In conversations with friends, I often hear something like – ‘Once this is sorted out then…’ or ‘I need to figure out where I want to live/work/what I want to do, then…’ When we keep waiting for something to happen, to begin to live, how do we embrace the life we are living now?
For years of my life I struggled with this question – I was studying, but waiting to graduate; I was dating, but waiting to get married; I was working, but waiting to have the right job and be on the right career track ; I was always waiting to be at the right launching pad for my life to take off. Now I have an eight-year old. Sometimes, when we walk down the sidewalk, he says, “Let’s be rockets.” We count down “10 – 9 – 8 – 7 – 6 – 5 – 4 – 3 – 2 – 1 !” And then we take off – just like that. No complications, no waiting, no requirements. We take off down the sidewalk, dodging comets, visiting planets, and when we are ready for a break, we land back down on Earth.
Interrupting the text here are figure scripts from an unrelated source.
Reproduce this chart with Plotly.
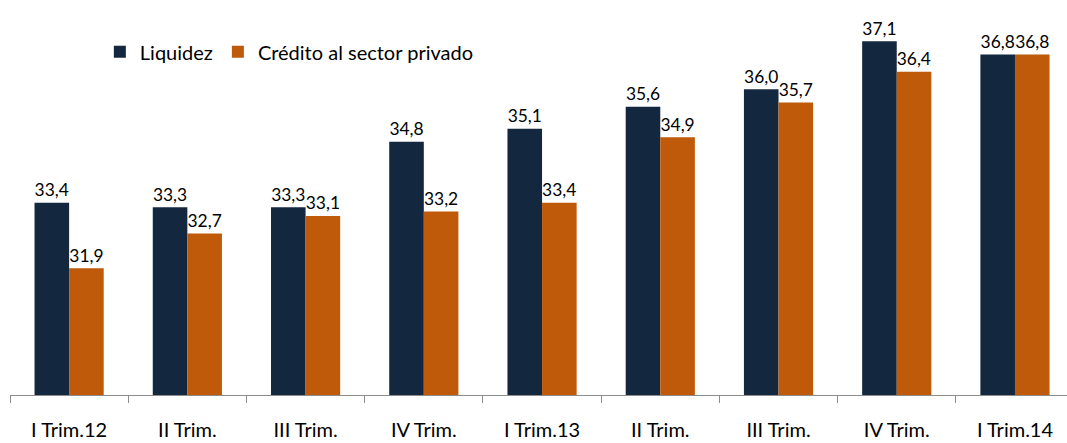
import plotly.graph_objects as go

categories = ["I Trim.12", "II Trim.", "III Trim.", "IV Trim.", "I Trim.13",
              "II Trim.", "III Trim.", "IV Trim.", "I Trim.14"]
cat_ids = [f"c{i}" for i in range(len(categories))]
liquidez = [33.4, 33.3, 33.3, 34.8, 35.1, 35.6, 36.0, 37.1, 36.8]
credito = [31.9, 32.7, 33.1, 33.2, 33.4, 34.9, 35.7, 36.4, 36.8]

font_family = "Lato, 'Noto Sans', sans-serif"

fig = go.Figure()
fig.add_trace(go.Bar(
    x=cat_ids, y=liquidez, name="Liquidez",
    marker=dict(color="#13273F", line=dict(width=0)),
    texttemplate="%{y:.1f}", textposition="outside",
    textfont=dict(size=20, color="#000000", family=font_family),
    cliponaxis=False,
))
fig.add_trace(go.Bar(
    x=cat_ids, y=credito, name="Crédito al sector privado",
    marker=dict(color="#BE5A09", line=dict(width=0)),
    texttemplate="%{y:.1f}", textposition="outside",
    textfont=dict(size=20, color="#000000", family=font_family),
    cliponaxis=False,
))

fig.update_layout(
    width=1067, height=443,
    margin=dict(l=10, r=0, t=2, b=48),
    paper_bgcolor="white", plot_bgcolor="white",
    barmode="group", bargap=0.415, bargroupgap=0,
    separators=",.",
    font=dict(family=font_family, size=20, color="#000000"),
    showlegend=True,
    legend=dict(orientation="h", x=0.085, y=0.923, xanchor="left", yanchor="top",
                font=dict(size=20, family=font_family), bgcolor="rgba(0,0,0,0)",
                itemwidth=30, tracegroupgap=0),
    uniformtext=dict(minsize=10, mode="show"),
)
fig.update_xaxes(
    type="category", range=[-0.5, 8.44],
    tickmode="array", tickvals=cat_ids, ticktext=categories,
    tickson="boundaries", ticks="outside", ticklen=7, tickcolor="#8C8C8C", tickwidth=1,
    showline=True, linecolor="#8C8C8C", linewidth=1,
    showgrid=False, zeroline=False,
    tickfont=dict(size=20, family=font_family, color="#000000"),
    ticklabelstandoff=17,
)
fig.update_yaxes(range=[29, 38], visible=False, showgrid=False, zeroline=False)

fig.write_html("out.html", config={"displayModeBar": False})

# remove the default page margin so the figure sits at the window's top-left corner
with open("out.html", "r", encoding="utf-8") as f:
    html = f.read()
html = html.replace("<head>", "<head><style>html,body{margin:0;padding:0;overflow:hidden;}</style>", 1)
with open("out.html", "w", encoding="utf-8") as f:
    f.write(html)
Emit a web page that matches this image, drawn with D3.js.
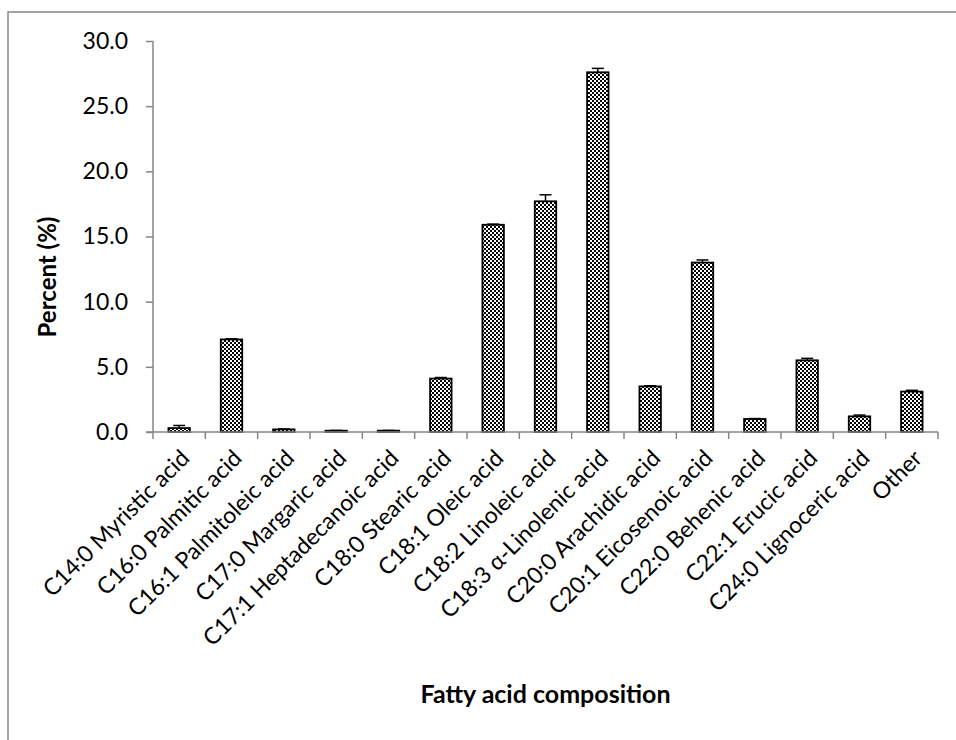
<!DOCTYPE html>
<html>
<head>
<meta charset="utf-8">
<script src="https://cdn.jsdelivr.net/npm/d3@7"></script>
<style>
  body { margin: 0; background: #fff; }
  text { font-family: Lato, "Open Sans", sans-serif; fill: #000; }
</style>
</head>
<body>
<script>
// data
var categories = ["C14:0 Myristic acid", "C16:0 Palmitic acid", "C16:1 Palmitoleic acid",
  "C17:0 Margaric acid", "C17:1 Heptadecanoic acid", "C18:0 Stearic acid", "C18:1 Oleic acid",
  "C18:2 Linoleic acid", "C18:3 \u03b1-Linolenic acid", "C20:0 Arachidic acid",
  "C20:1 Eicosenoic acid", "C22:0 Behenic acid", "C22:1 Erucic acid", "C24:0 Lignoceric acid", "Other"];
var values = [0.3, 7.1, 0.2, 0.1, 0.1, 4.1, 15.9, 17.7, 27.6, 3.5, 13.0, 1.0, 5.5, 1.2, 3.1];
var errors = [0.2, 0.05, 0.03, 0.02, 0.02, 0.08, 0.05, 0.5, 0.3, 0.05, 0.2, 0.03, 0.15, 0.1, 0.1];
var yTicks = [0, 5, 10, 15, 20, 25, 30];

var W = 956, H = 740;
var plotLeft = 153, plotRight = 938, plotTop = 41, plotBottom = 432;
var axisColor = "#868686";

var svg = d3.select("body").append("svg")
  .attr("width", W).attr("height", H);

// checker pattern for bars
var pat = svg.append("defs").append("pattern")
  .attr("id", "checker")
  .attr("patternUnits", "userSpaceOnUse")
  .attr("width", 4).attr("height", 4);
pat.append("rect").attr("width", 4).attr("height", 4).attr("fill", "#fff");
pat.append("rect").attr("width", 2).attr("height", 2).attr("fill", "#000");
pat.append("rect").attr("x", 2).attr("y", 2).attr("width", 2).attr("height", 2).attr("fill", "#000");

// outer chart border (runs off right and bottom)
svg.append("rect")
  .attr("x", 8).attr("y", 12)
  .attr("width", W + 20).attr("height", H + 20)
  .attr("fill", "none").attr("stroke", axisColor).attr("stroke-width", 1.5);

var x = d3.scaleBand().domain(categories).range([plotLeft, plotRight]);
var y = d3.scaleLinear().domain([0, 30]).range([plotBottom, plotTop]);
var barW = x.step() * 0.41;

// y axis
var yAxis = svg.append("g")
  .attr("transform", "translate(" + plotLeft + ",0)")
  .call(d3.axisLeft(y).tickValues(yTicks).tickSize(7).tickPadding(18)
    .tickFormat(d3.format(".1f")));
yAxis.select(".domain").remove();
yAxis.selectAll(".tick line").attr("stroke", axisColor).attr("stroke-width", 1.5);
yAxis.selectAll(".tick text").style("font-size", "23px").attr("fill", "#000");
svg.append("line")
  .attr("x1", plotLeft).attr("x2", plotLeft).attr("y1", plotTop).attr("y2", plotBottom)
  .attr("stroke", axisColor).attr("stroke-width", 1.5);

// bars
svg.append("g").selectAll("rect")
  .data(values)
  .join("rect")
  .attr("x", function(d, i) { return x(categories[i]) + (x.step() - barW) / 2; })
  .attr("y", function(d) { return y(d); })
  .attr("width", barW)
  .attr("height", function(d) { return plotBottom - y(d); })
  .attr("fill", "url(#checker)")
  .attr("stroke", "#000")
  .attr("stroke-width", 1.8);

// error bars (upper half shows)
var eb = svg.append("g").selectAll("g")
  .data(values)
  .join("g")
  .attr("stroke", "#000").attr("stroke-width", 1.5);
eb.append("line")
  .attr("x1", function(d, i) { return x(categories[i]) + x.step() / 2; })
  .attr("x2", function(d, i) { return x(categories[i]) + x.step() / 2; })
  .attr("y1", function(d) { return y(d); })
  .attr("y2", function(d, i) { return y(d + errors[i]); });
eb.append("line")
  .attr("x1", function(d, i) { return x(categories[i]) + x.step() / 2 - 6; })
  .attr("x2", function(d, i) { return x(categories[i]) + x.step() / 2 + 6; })
  .attr("y1", function(d, i) { return y(d + errors[i]); })
  .attr("y2", function(d, i) { return y(d + errors[i]); });

// x axis line and ticks at band edges
svg.append("line")
  .attr("x1", plotLeft - 7).attr("x2", plotRight).attr("y1", plotBottom).attr("y2", plotBottom)
  .attr("stroke", axisColor).attr("stroke-width", 1.5);
var edges = categories.map(function(c) { return x(c); }).concat([plotRight]);
svg.append("g").selectAll("line")
  .data(edges)
  .join("line")
  .attr("x1", function(d) { return d; }).attr("x2", function(d) { return d; })
  .attr("y1", plotBottom).attr("y2", plotBottom + 7)
  .attr("stroke", axisColor).attr("stroke-width", 1.5);

// rotated category labels
svg.append("g").selectAll("text")
  .data(categories)
  .join("text")
  .attr("transform", function(d) {
    return "translate(" + (x(d) + x.step() / 2 + 6) + "," + (plotBottom + 22) + ") rotate(-45)";
  })
  .attr("text-anchor", "end")
  .attr("dy", "0.35em")
  .style("font-size", "23px")
  .text(function(d) { return d; });

// axis titles
svg.append("text")
  .attr("transform", "translate(56,277) rotate(-90)")
  .attr("text-anchor", "middle")
  .style("font-size", "24px").style("font-weight", "bold")
  .text("Percent (%)");
svg.append("text")
  .attr("x", (plotLeft + plotRight) / 2).attr("y", 703)
  .attr("text-anchor", "middle")
  .style("font-size", "25px").style("font-weight", "bold")
  .text("Fatty acid composition");
</script>
</body>
</html>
My son came into my life to teach me. After he was born, with the enormous weight of responsibility I suddenly had in my arms, I also finally let go of all the other weight – I knew that I had a purpose that I couldn’t procrastinate on, I couldn’t waver on whether to continue with it day by day, and I couldn’t wait for a perfect moment – the moment was here – I needed to feed him, put him to sleep, or play with him and show him the wonders of the world. There was no waiting – the time would go by despite it and he would grow up, somehow. I needed to be here while that happened. These would be the days, however perfect or imperfect, that I would look back on someday as the days I had mothering my baby, toddler, child, adolescent, and adult son.
Over these past few years I realized that I didn’t need a child to enter my life to tell me that if I want to take off, that all I need to do is count backwards from 10 to 1 and start from where I am now. It’s always here, the path is always in front of us, we are moving along it one way or another. Our life is now and not something we can wait for. Sure, there are new jobs coming, perhaps new relationships, and somewhere new to live. But there’s no guarantee. So the fact is, we really don’t have the choice to wait for our life – what we do today is our life. It doesn’t matter if we spend the day fretting about the future or absorbing ourselves in the tasks at hand – when we look back, these will be the days we had.